On a Sunday afternoon that would ordinarily be spent watching the Roughriders play host to the Winnipeg Blue Bombers, I bravely immersed myself in housecleaning and found an assortment of 14-year-old sandwiches. (They were delicious.)
A return engagement, the Banjo Bowl, should have been played the following Saturday.
This past Friday, the Roughriders were to play host to the Calgary Stampeders. Instead, that evening was spent splattered all over the recliner, watching the NBA playoffs.
At least there are live sports to enjoy from the comfort of one’s home — a welcome contrast to the dismal days of March, April, May, June …
But nothing can replace the buzz that accompanies a Roughriders game, especially when the leaves are changing colour.
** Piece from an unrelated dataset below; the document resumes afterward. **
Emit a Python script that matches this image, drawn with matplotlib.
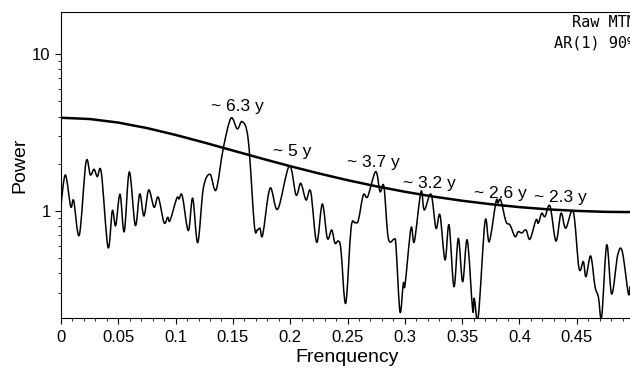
import matplotlib
matplotlib.use('Agg')
import numpy as np
import matplotlib.pyplot as plt
from matplotlib.path import Path
from matplotlib.patches import PathPatch
from matplotlib.ticker import MultipleLocator, LogLocator, NullFormatter

plt.rcParams['font.family'] = ['Liberation Sans', 'DejaVu Sans']

# raw MTM spectrum
freq = [0.0, 0.0038, 0.0085, 0.0111, 0.016, 0.0218, 0.0256, 0.0288, 0.0317, 0.0352,
        0.041, 0.0448, 0.0477, 0.0515, 0.0552, 0.0596, 0.0648, 0.0687, 0.0724, 0.0765,
        0.0812, 0.0849, 0.0899, 0.0931, 0.0951, 0.101, 0.103, 0.1058, 0.1111, 0.1149,
        0.1193, 0.1242, 0.13, 0.1353, 0.1416, 0.1483, 0.1538, 0.1582, 0.1634, 0.1687,
        0.1713, 0.1736, 0.176, 0.1824, 0.1891, 0.1992, 0.2051, 0.2092, 0.2138, 0.2179,
        0.2231, 0.228, 0.2324, 0.2362, 0.2391, 0.242, 0.2443, 0.2484, 0.2531, 0.2565,
        0.2594, 0.2638, 0.2676, 0.2746, 0.2784, 0.2818, 0.2856, 0.2908, 0.2923, 0.2958,
        0.2987, 0.3002, 0.3054, 0.3083, 0.3141, 0.317, 0.3229, 0.3272, 0.3307, 0.3351,
        0.3386, 0.3429, 0.3467, 0.3505, 0.3545, 0.3592, 0.3606, 0.3641, 0.37, 0.3737,
        0.3796, 0.3813, 0.3837, 0.3883, 0.3918, 0.3962, 0.399, 0.402, 0.4058, 0.4092,
        0.4145, 0.4165, 0.4195, 0.4223, 0.4267, 0.4319, 0.4363, 0.4404, 0.447, 0.452,
        0.4558, 0.4581, 0.4622, 0.466, 0.4689, 0.4718, 0.4762, 0.4805, 0.4858, 0.4898,
        0.495, 0.4965]
power = [1.092, 1.697, 1.065, 1.163, 0.703, 2.046, 1.697, 1.845, 1.655, 1.756,
         0.587, 1.004, 0.806, 1.278, 0.738, 1.774, 0.810, 1.284, 0.929, 1.361,
         1.056, 1.223, 0.842, 0.912, 0.867, 1.205, 1.193, 1.252, 0.749, 1.205,
         0.628, 1.396, 1.715, 1.361, 2.513, 3.905, 3.337, 3.715, 2.839, 0.814,
         0.756, 0.776, 0.703, 1.396, 1.025, 1.938, 1.265, 1.502, 1.175, 1.328,
         0.631, 1.108, 0.669, 0.756, 0.622, 0.643, 0.564, 0.2576, 0.776, 0.842,
         0.867, 1.265, 1.234, 1.782, 1.328, 1.429, 0.669, 0.660, 0.598, 0.2278,
         0.3456, 0.337, 0.776, 0.637, 1.328, 1.015, 1.278, 0.776, 0.943, 0.487,
         0.814, 0.3288, 0.669, 0.3538, 0.653, 0.2335, 0.2773, 0.2116, 0.855, 0.637,
         1.147, 1.125, 1.175, 0.855, 0.814, 0.686, 0.738, 0.724, 0.756, 0.660,
         0.876, 0.835, 0.967, 0.920, 1.076, 0.643, 0.967, 0.776, 0.990, 0.431,
         0.475, 0.381, 0.516, 0.3288, 0.2838, 0.2116, 0.607, 0.2953, 0.524, 0.550,
         0.2984, 0.3288]

# AR(1) 90% level
ar_freq = [0.0, 0.025, 0.05, 0.075, 0.1, 0.125, 0.15, 0.175, 0.2, 0.225, 0.25,
           0.275, 0.3, 0.325, 0.35, 0.375, 0.4, 0.425, 0.45, 0.475, 0.5]
ar_power = [3.93, 3.859, 3.662, 3.378, 3.055, 2.731, 2.429, 2.161, 1.930, 1.735, 1.572,
            1.437, 1.326, 1.235, 1.162, 1.104, 1.058, 1.024, 1.001, 0.987, 0.983]

# period labels
peak_labels = ['~ 6.3 y', '~ 5 y', '~ 3.7 y', '~ 3.2 y', '~ 2.6 y', '~ 2.3 y']
peak_x = [0.1536, 0.2013, 0.2725, 0.3214, 0.3831, 0.4354]
peak_y = [4.61, 2.39, 2.033, 1.502, 1.297, 1.223]

xtick_vals = [0, 0.05, 0.1, 0.15, 0.2, 0.25, 0.3, 0.35, 0.4, 0.45]
xtick_labels = ['0', '0.05', '0.1', '0.15', '0.2', '0.25', '0.3', '0.35', '0.4', '0.45']


def smooth_path(xs, ys):
    # Catmull-Rom style bezier through the points, built in log space
    x = np.asarray(xs, float)
    y = np.log10(np.asarray(ys, float))
    px = np.concatenate([[x[0]], x, [x[-1]]])
    py = np.concatenate([[y[0]], y, [y[-1]]])
    verts = [(x[0], 10 ** y[0])]
    codes = [Path.MOVETO]
    for i in range(1, len(px) - 2):
        c1 = (px[i] + (px[i + 1] - px[i - 1]) / 6, py[i] + (py[i + 1] - py[i - 1]) / 6)
        c2 = (px[i + 1] - (px[i + 2] - px[i]) / 6, py[i + 1] - (py[i + 2] - py[i]) / 6)
        verts += [(c1[0], 10 ** c1[1]), (c2[0], 10 ** c2[1]), (px[i + 1], 10 ** py[i + 1])]
        codes += [Path.CURVE4] * 3
    return Path(verts, codes)


fig = plt.figure(figsize=(6.3, 3.72), dpi=100)
ax = fig.add_axes([61 / 630, (372 - 317.7) / 372, 573 / 630, 305.4 / 372])

ax.add_patch(PathPatch(smooth_path(freq, power), fill=False, edgecolor='black',
                       linewidth=1.1, joinstyle='round', capstyle='round'))
ax.plot(ar_freq, ar_power, color='black', linewidth=1.8)

for lab, x, y in zip(peak_labels, peak_x, peak_y):
    ax.text(x, y, lab, ha='center', va='center', fontsize=12.5)

ax.set_yscale('log')
ax.set_xlim(0, 0.5)
ax.set_ylim(0.2085, 18.5)

ax.set_xticks(xtick_vals)
ax.set_xticklabels(xtick_labels)
ax.xaxis.set_minor_locator(MultipleLocator(0.01))
ax.set_yticks([1, 10])
ax.set_yticklabels(['1', '10'])
ax.yaxis.set_minor_locator(LogLocator(base=10, subs=range(2, 10)))
ax.yaxis.set_minor_formatter(NullFormatter())

ax.tick_params(which='major', length=4, width=0.8, labelsize=12, direction='out')
ax.tick_params(which='minor', length=2.2, width=0.6, direction='out')
ax.tick_params(axis='x', pad=5)

ax.set_xlabel('Frenquency', fontsize=14, labelpad=3)
ax.set_ylabel('Power', fontsize=14, labelpad=3)

# legend text, cut by the right edge as in the original
ax.text(1.0035, 0.965, 'Raw MTM', transform=ax.transAxes, ha='right', va='center',
        family='DejaVu Sans Mono', fontsize=11, clip_on=False)
ax.text(1.0035, 0.8995, 'AR(1) 90%', transform=ax.transAxes, ha='right', va='center',
        family='DejaVu Sans Mono', fontsize=11, clip_on=False)

fig.savefig('out.png', dpi=100)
The Green and White would have been preparing to begin its regular season if holding all games in a Winnipeg-based bubble had been deemed feasible.
However, the league did not receive the $30-million, interest-free loan it had sought from the federal government.
Members of the CFL’s board of governors opted against swallowing all the costs and going it alone, the consequence being the non-season of 2020.
Either way, Mosaic Stadium would not have been a CFL venue this year.
Something would have been missing, even if professional three-down football had been played in a bubble.
But the CFL would have been part of the conversation. In a shortened season, every game would have had a massive impact on a team’s fortunes.
And there would have been something, as opposed to the numbing nothingness that characterizes this forgettable fall.